• _DIRECTION_: Omit any picture, and return the remaining data exactly as written.

• _DATA SECTION_:

↓↓↓

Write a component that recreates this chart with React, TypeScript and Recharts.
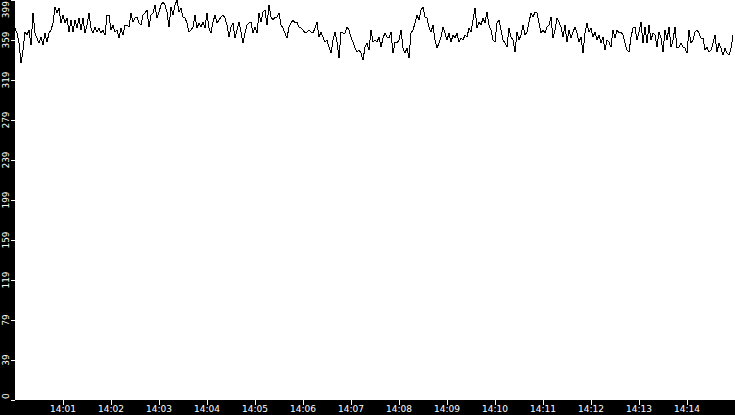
import { LineChart, Line, XAxis, YAxis, CartesianGrid } from 'recharts';

// one sample every 2.5 s, 14:00:00 -> 14:15:00, split in 2.5 minute chunks
const STEP = 2.5;

const VALUES_1400 = [
  371, 366, 356, 336, 349, 367, 364, 369, 354, 386, 366, 361, 356, 362, 354, 366, 357, 366, 369, 376,
  392, 386, 391, 376, 384, 376, 381, 367, 379, 367, 379, 371, 381, 369, 381, 366, 374, 386, 371, 366,
  372, 367, 371, 366, 369, 364, 384, 384, 369, 374, 367, 369, 361, 371, 364, 374, 374, 372, 386, 377,
];
const VALUES_1402 = [
  381, 382, 376, 374, 384, 386, 389, 372, 384, 386, 394, 381, 387, 394, 397, 394, 387, 372, 392, 384,
  394, 399, 387, 391, 382, 381, 376, 367, 369, 372, 384, 371, 376, 372, 377, 371, 386, 371, 366, 377,
  384, 376, 379, 382, 384, 381, 374, 362, 372, 376, 361, 369, 377, 367, 356, 366, 374, 376, 377, 366,
];
const VALUES_1405 = [
  372, 366, 386, 377, 387, 389, 374, 394, 382, 379, 382, 382, 386, 374, 371, 366, 361, 372, 376, 379,
  376, 377, 372, 371, 369, 366, 367, 369, 367, 366, 371, 377, 362, 367, 362, 357, 359, 352, 346, 359,
  367, 357, 341, 367, 366, 366, 372, 369, 362, 357, 351, 347, 349, 346, 339, 352, 356, 349, 369, 357,
];
const VALUES_1407 = [
  359, 357, 362, 352, 361, 366, 362, 361, 367, 346, 357, 356, 359, 369, 351, 346, 351, 341, 366, 369,
  376, 384, 379, 389, 392, 382, 381, 372, 367, 374, 359, 351, 356, 362, 372, 366, 359, 366, 357, 364,
  361, 366, 357, 361, 359, 364, 362, 371, 367, 379, 391, 371, 377, 374, 381, 376, 387, 374, 369, 359,
];
const VALUES_1410 = [
  357, 376, 379, 369, 359, 356, 352, 371, 362, 359, 347, 367, 359, 364, 374, 364, 367, 377, 386, 382,
  387, 386, 376, 366, 369, 366, 372, 374, 382, 361, 369, 381, 377, 372, 362, 374, 357, 369, 361, 367,
  372, 366, 357, 362, 346, 366, 376, 367, 371, 362, 367, 359, 364, 356, 362, 349, 359, 357, 352, 369,
];
const VALUES_1412 = [
  361, 369, 366, 367, 364, 356, 349, 347, 362, 371, 372, 359, 367, 377, 356, 372, 356, 374, 359, 366,
  364, 352, 367, 361, 347, 369, 359, 372, 352, 359, 372, 351, 352, 356, 352, 351, 346, 369, 356, 359,
  367, 369, 366, 361, 361, 349, 352, 347, 349, 356, 364, 347, 356, 351, 344, 351, 346, 344, 351, 364,
];

const X_TICKS = [60, 120, 180, 240, 300, 360, 420, 480, 540, 600, 660, 720, 780, 840];
const X_TICK_LABELS = [
  '14:01', '14:02', '14:03', '14:04', '14:05', '14:06', '14:07',
  '14:08', '14:09', '14:10', '14:11', '14:12', '14:13', '14:14',
];
const Y_TICK_LABELS = ['0', '39', '79', '119', '159', '199', '239', '279', '319', '359', '399'];
const Y_MAX = 399;

const data = [
  ...VALUES_1400,
  ...VALUES_1402,
  ...VALUES_1405,
  ...VALUES_1407,
  ...VALUES_1410,
  ...VALUES_1412,
].map((v, i) => ({ t: i * STEP, v }));

const yTicks = Y_TICK_LABELS.map((_, i) => (i * Y_MAX) / (Y_TICK_LABELS.length - 1));

function YTick(props: any) {
  const { y, index } = props;
  const x = 8.5;
  // keep the end labels inside the plot height
  let anchor = 'middle';
  let ty = y;
  if (index === 0) {
    anchor = 'start';
    ty = y - 1;
  } else if (index === Y_TICK_LABELS.length - 1) {
    anchor = 'end';
    ty = y + 1;
  }
  return (
    <text
      x={x}
      y={ty}
      fill="#fff"
      fontSize={9}
      textAnchor={anchor}
      transform={`rotate(-90, ${x}, ${ty})`}
    >
      {Y_TICK_LABELS[index]}
    </text>
  );
}

export default function App() {
  return (
    <div
      style={{
        position: 'absolute',
        left: 0,
        top: 0,
        width: 735,
        height: 415,
        background: '#000',
        fontFamily: '"DejaVu Sans", sans-serif',
      }}
    >
      <LineChart width={735} height={415} data={data} margin={{ top: 0, right: 0, left: 0, bottom: 0 }}>
        <CartesianGrid fill="#fff" stroke="none" horizontal={false} vertical={false} />
        <XAxis
          dataKey="t"
          type="number"
          domain={[0, 900]}
          ticks={X_TICKS}
          tickFormatter={(_, i) => X_TICK_LABELS[i]}
          height={15}
          axisLine={false}
          tickSize={5}
          tickMargin={1}
          tickLine={{ stroke: '#fff', shapeRendering: 'crispEdges' }}
          tick={{ fill: '#fff', fontSize: 9 }}
          interval={0}
        />
        <YAxis
          type="number"
          domain={[0, Y_MAX]}
          ticks={yTicks}
          width={15}
          axisLine={false}
          tickSize={4}
          tickLine={{ stroke: '#fff', shapeRendering: 'crispEdges' }}
          tick={<YTick />}
          interval={0}
        />
        <Line
          type="linear"
          dataKey="v"
          stroke="#000"
          strokeWidth={1}
          shapeRendering="crispEdges"
          dot={false}
          isAnimationActive={false}
        />
      </LineChart>
    </div>
  );
}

↑↑↑

• _CORRECT OUTPUT_:
Write a component that recreates this chart with React, TypeScript and Recharts.
import { LineChart, Line, XAxis, YAxis, CartesianGrid } from 'recharts';

// one sample every 2.5 s, 14:00:00 -> 14:15:00, split in 2.5 minute chunks
const STEP = 2.5;

const VALUES_1400 = [
  371, 366, 356, 336, 349, 367, 364, 369, 354, 386, 366, 361, 356, 362, 354, 366, 357, 366, 369, 376,
  392, 386, 391, 376, 384, 376, 381, 367, 379, 367, 379, 371, 381, 369, 381, 366, 374, 386, 371, 366,
  372, 367, 371, 366, 369, 364, 384, 384, 369, 374, 367, 369, 361, 371, 364, 374, 374, 372, 386, 377,
];
const VALUES_1402 = [
  381, 382, 376, 374, 384, 386, 389, 372, 384, 386, 394, 381, 387, 394, 397, 394, 387, 372, 392, 384,
  394, 399, 387, 391, 382, 381, 376, 367, 369, 372, 384, 371, 376, 372, 377, 371, 386, 371, 366, 377,
  384, 376, 379, 382, 384, 381, 374, 362, 372, 376, 361, 369, 377, 367, 356, 366, 374, 376, 377, 366,
];
const VALUES_1405 = [
  372, 366, 386, 377, 387, 389, 374, 394, 382, 379, 382, 382, 386, 374, 371, 366, 361, 372, 376, 379,
  376, 377, 372, 371, 369, 366, 367, 369, 367, 366, 371, 377, 362, 367, 362, 357, 359, 352, 346, 359,
  367, 357, 341, 367, 366, 366, 372, 369, 362, 357, 351, 347, 349, 346, 339, 352, 356, 349, 369, 357,
];
const VALUES_1407 = [
  359, 357, 362, 352, 361, 366, 362, 361, 367, 346, 357, 356, 359, 369, 351, 346, 351, 341, 366, 369,
  376, 384, 379, 389, 392, 382, 381, 372, 367, 374, 359, 351, 356, 362, 372, 366, 359, 366, 357, 364,
  361, 366, 357, 361, 359, 364, 362, 371, 367, 379, 391, 371, 377, 374, 381, 376, 387, 374, 369, 359,
];
const VALUES_1410 = [
  357, 376, 379, 369, 359, 356, 352, 371, 362, 359, 347, 367, 359, 364, 374, 364, 367, 377, 386, 382,
  387, 386, 376, 366, 369, 366, 372, 374, 382, 361, 369, 381, 377, 372, 362, 374, 357, 369, 361, 367,
  372, 366, 357, 362, 346, 366, 376, 367, 371, 362, 367, 359, 364, 356, 362, 349, 359, 357, 352, 369,
];
const VALUES_1412 = [
  361, 369, 366, 367, 364, 356, 349, 347, 362, 371, 372, 359, 367, 377, 356, 372, 356, 374, 359, 366,
  364, 352, 367, 361, 347, 369, 359, 372, 352, 359, 372, 351, 352, 356, 352, 351, 346, 369, 356, 359,
  367, 369, 366, 361, 361, 349, 352, 347, 349, 356, 364, 347, 356, 351, 344, 351, 346, 344, 351, 364,
];

const X_TICKS = [60, 120, 180, 240, 300, 360, 420, 480, 540, 600, 660, 720, 780, 840];
const X_TICK_LABELS = [
  '14:01', '14:02', '14:03', '14:04', '14:05', '14:06', '14:07',
  '14:08', '14:09', '14:10', '14:11', '14:12', '14:13', '14:14',
];
const Y_TICK_LABELS = ['0', '39', '79', '119', '159', '199', '239', '279', '319', '359', '399'];
const Y_MAX = 399;

const data = [
  ...VALUES_1400,
  ...VALUES_1402,
  ...VALUES_1405,
  ...VALUES_1407,
  ...VALUES_1410,
  ...VALUES_1412,
].map((v, i) => ({ t: i * STEP, v }));

const yTicks = Y_TICK_LABELS.map((_, i) => (i * Y_MAX) / (Y_TICK_LABELS.length - 1));

function YTick(props: any) {
  const { y, index } = props;
  const x = 8.5;
  // keep the end labels inside the plot height
  let anchor = 'middle';
  let ty = y;
  if (index === 0) {
    anchor = 'start';
    ty = y - 1;
  } else if (index === Y_TICK_LABELS.length - 1) {
    anchor = 'end';
    ty = y + 1;
  }
  return (
    <text
      x={x}
      y={ty}
      fill="#fff"
      fontSize={9}
      textAnchor={anchor}
      transform={`rotate(-90, ${x}, ${ty})`}
    >
      {Y_TICK_LABELS[index]}
    </text>
  );
}

export default function App() {
  return (
    <div
      style={{
        position: 'absolute',
        left: 0,
        top: 0,
        width: 735,
        height: 415,
        background: '#000',
        fontFamily: '"DejaVu Sans", sans-serif',
      }}
    >
      <LineChart width={735} height={415} data={data} margin={{ top: 0, right: 0, left: 0, bottom: 0 }}>
        <CartesianGrid fill="#fff" stroke="none" horizontal={false} vertical={false} />
        <XAxis
          dataKey="t"
          type="number"
          domain={[0, 900]}
          ticks={X_TICKS}
          tickFormatter={(_, i) => X_TICK_LABELS[i]}
          height={15}
          axisLine={false}
          tickSize={5}
          tickMargin={1}
          tickLine={{ stroke: '#fff', shapeRendering: 'crispEdges' }}
          tick={{ fill: '#fff', fontSize: 9 }}
          interval={0}
        />
        <YAxis
          type="number"
          domain={[0, Y_MAX]}
          ticks={yTicks}
          width={15}
          axisLine={false}
          tickSize={4}
          tickLine={{ stroke: '#fff', shapeRendering: 'crispEdges' }}
          tick={<YTick />}
          interval={0}
        />
        <Line
          type="linear"
          dataKey="v"
          stroke="#000"
          strokeWidth={1}
          shapeRendering="crispEdges"
          dot={false}
          isAnimationActive={false}
        />
      </LineChart>
    </div>
  );
}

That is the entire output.